42-11133. Exemption for low income housing projects


A. Property that is used exclusively for rental housing and related facilities is
exempt from taxation if:


1. The property is not used or held for profit.


2. The property is owned and operated by, or is a wholly owned subsidiary of, a
charitable fund, foundation or corporation, including a limited partnership in which the
managing general partner is an eligible nonprofit corporation.


3. All of the following applies:


(a) The acquisition, rehabilitation, development or operation of the property, or
any combination of these factors, is financed with tax exempt mortgage revenue bonds or
general obligation bonds or is financed by local, state or federal loans or grants and
the rents of the occupants do not exceed the rents that are prescribed by deed
restrictions or by regulatory agreements pursuant to the financing or financial
assistance terms.


(b) The owner of the property is eligible for and receives tax credits for low
income residential housing established under section 42 of the internal revenue code.


(c) The property is used as an assisted living facility for low income elderly
residents.


(d) The facility cannot exceed two hundred residents.


B. To qualify under this section, the owner of the property must:


1. For any claim that is filed in any fiscal year, certify and ensure, subject to
paragraph 2 of this subsection, that there is an enforceable and verifiable agreement
with a public agency, a recorded deed restriction or any other legal document that
restricts the use of the property and requires that the rents do not exceed the terms
that are prescribed by the financing or financial assistance terms.

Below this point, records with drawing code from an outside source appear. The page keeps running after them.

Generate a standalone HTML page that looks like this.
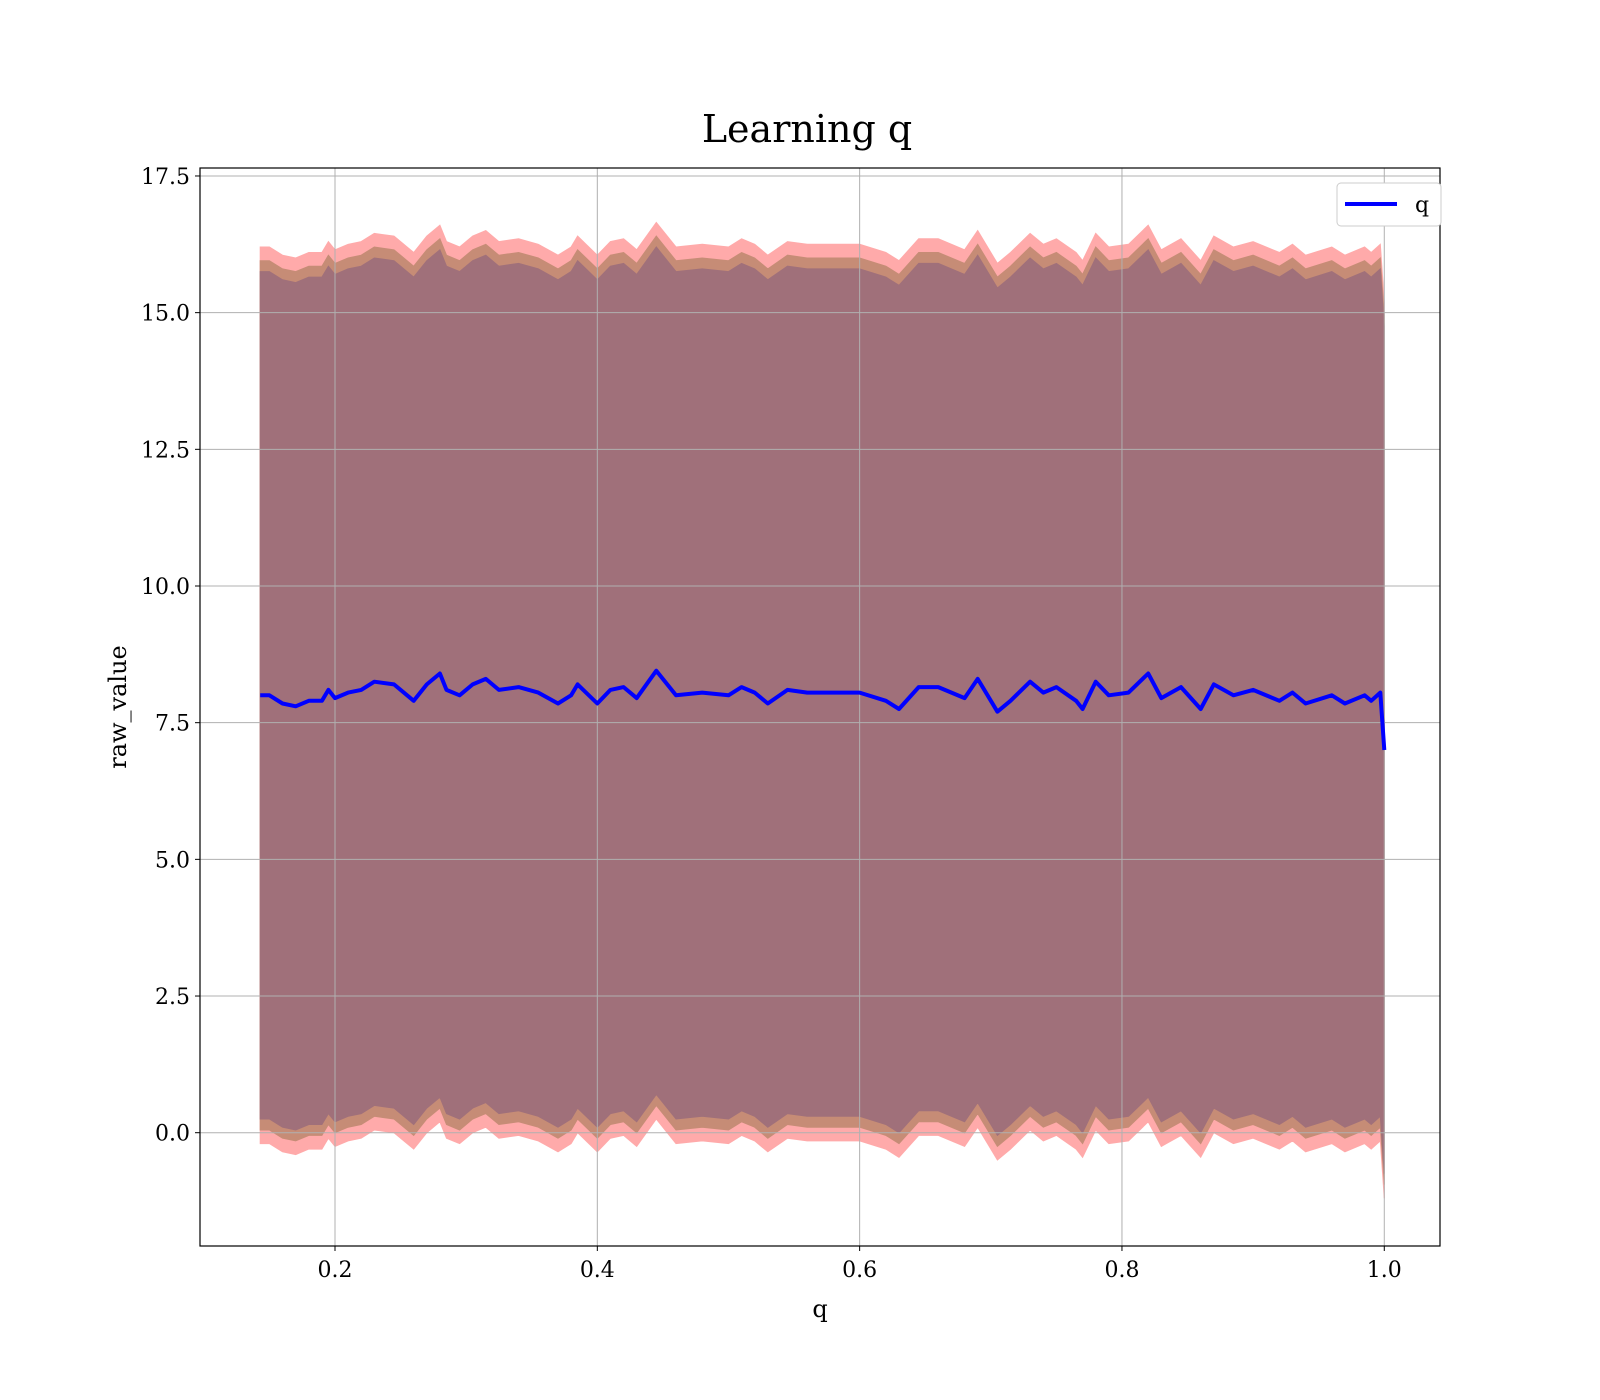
<!DOCTYPE html>
<html><head><meta charset="utf-8"><style>
body{margin:0;background:#fff;}
svg{display:block;font-family:"DejaVu Serif","Liberation Serif",serif;}
</style></head><body>
<svg id="chart" width="1600" height="1400" viewBox="0 0 1600 1400">
<rect width="1600" height="1400" fill="#fff"/>
<text x="807" y="142" font-size="38" text-anchor="middle">Learning q</text>
<g id="plot"></g>
<text x="820" y="1317" font-size="24" text-anchor="middle">q</text>
<text transform="translate(126,707) rotate(-90)" font-size="24" text-anchor="middle">raw_value</text>
</svg>
<script>
const xs=[0.143,0.15,0.16,0.17,0.18,0.19,0.195,0.2,0.21,0.22,0.23,0.245,0.26,0.27,0.28,0.285,0.295,0.305,0.315,0.325,0.34,0.355,0.37,0.38,0.385,0.4,0.41,0.42,0.43,0.445,0.46,0.48,0.5,0.51,0.52,0.53,0.545,0.56,0.58,0.6,0.62,0.63,0.645,0.66,0.68,0.69,0.705,0.715,0.73,0.74,0.75,0.765,0.77,0.78,0.79,0.805,0.82,0.83,0.845,0.86,0.87,0.885,0.9,0.92,0.93,0.94,0.96,0.97,0.985,0.99,0.997,1.0];
const means=[8.0,8.0,7.85,7.8,7.9,7.9,8.1,7.95,8.05,8.1,8.25,8.2,7.9,8.2,8.4,8.1,8.0,8.2,8.3,8.1,8.15,8.05,7.85,8.0,8.2,7.85,8.1,8.15,7.95,8.45,8.0,8.05,8.0,8.15,8.05,7.85,8.1,8.05,8.05,8.05,7.9,7.75,8.15,8.15,7.95,8.3,7.7,7.9,8.25,8.05,8.15,7.9,7.75,8.25,8.0,8.05,8.4,7.95,8.15,7.75,8.2,8.0,8.1,7.9,8.05,7.85,8.0,7.85,8.0,7.9,8.05,7.0];
const bandHalfWidths=[8.2,7.95,7.75];
const bandColors=["#ffaaaa","#c68c76","#a0707a"];
const xTicks=[0.2,0.4,0.6,0.8,1.0];
const xTickLabels=["0.2","0.4","0.6","0.8","1.0"];
const yTicks=[0,2.5,5,7.5,10,12.5,15,17.5];
const yTickLabels=["0.0","2.5","5.0","7.5","10.0","12.5","15.0","17.5"];
const L=200,R=1440,T=168,B=1246;
const X=v=>335+(v-0.2)*1311.6;
const Y=v=>1132.7-v*54.67;
const NS="http://www.w3.org/2000/svg";
const g=document.getElementById('plot');
function mk(t,a){const e=document.createElementNS(NS,t);for(const k in a)e.setAttribute(k,a[k]);return e;}
bandHalfWidths.forEach((k,i)=>{
  let d="M"+xs.map((x,j)=>X(x).toFixed(1)+","+Y(means[j]+k).toFixed(1)).join("L");
  for(let j=xs.length-1;j>=0;j--)d+="L"+X(xs[j]).toFixed(1)+","+Y(means[j]-k).toFixed(1);
  const p=mk('path',{d:d+"Z",fill:bandColors[i],stroke:bandColors[i],"stroke-width":1});
  
  
  g.appendChild(p);
});
xTicks.forEach((v,i)=>{
  const l=mk('line',{x1:X(v),x2:X(v),y1:T,y2:B,stroke:"#b0b0b0","stroke-width":1});
  
  
  g.appendChild(l);
  const tk=mk('line',{x1:X(v),x2:X(v),y1:B,y2:B+5,stroke:"#000","stroke-width":1});
  
  
  g.appendChild(tk);
  const t=mk('text',{x:X(v),y:B+31,"font-size":22,"text-anchor":"middle"});
  t.textContent=xTickLabels[i];
  
  
  g.appendChild(t);
});
yTicks.forEach((v,i)=>{
  const l=mk('line',{x1:L,x2:R,y1:Y(v),y2:Y(v),stroke:"#b0b0b0","stroke-width":1});
  
  
  g.appendChild(l);
  const tk=mk('line',{x1:L-5,x2:L,y1:Y(v),y2:Y(v),stroke:"#000","stroke-width":1});
  
  
  g.appendChild(tk);
  const t=mk('text',{x:L-10,y:Y(v)+8,"font-size":22,"text-anchor":"end"});
  t.textContent=yTickLabels[i];
  
  
  g.appendChild(t);
});
const line=mk('polyline',{points:xs.map((x,j)=>X(x).toFixed(1)+","+Y(means[j]).toFixed(1)).join(" "),fill:"none",stroke:"#0000ff","stroke-width":4,"stroke-linejoin":"round"});


g.appendChild(line);
const frame=mk('rect',{x:L,y:T,width:R-L,height:B-T,fill:"none",stroke:"#000","stroke-width":1.2});


g.appendChild(frame);
const lg=mk('g',{});


const lr=mk('rect',{x:1337,y:183,width:104,height:43,rx:4,fill:"#fff",stroke:"#ccc","stroke-width":1});


lg.appendChild(lr);
const ll=mk('line',{x1:1345,x2:1397,y1:204,y2:204,stroke:"#0000ff","stroke-width":4});


lg.appendChild(ll);
const lt=mk('text',{x:1415,y:212,"font-size":22});
lt.textContent="q";


lg.appendChild(lt);
g.appendChild(lg);
</script>
</body></html>
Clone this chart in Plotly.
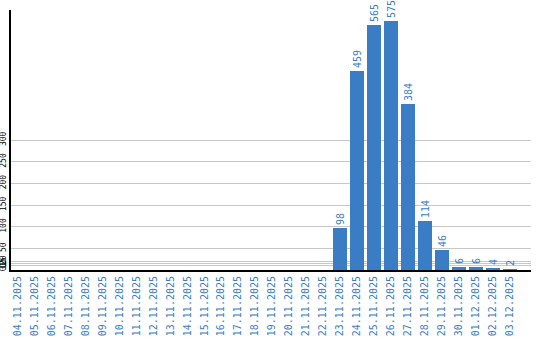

In the case of a
limited partnership in which the managing general partner is an eligible nonprofit
corporation, the requirements under this paragraph must be included in an enforceable and
verifiable agreement with a public agency or in a recorded deed certified by the limited
partnership.


2. Certify that the monies that would have been necessary to pay the property taxes
are used to maintain the affordability of or otherwise reduce the rents of the units that
are occupied by eligible low income households.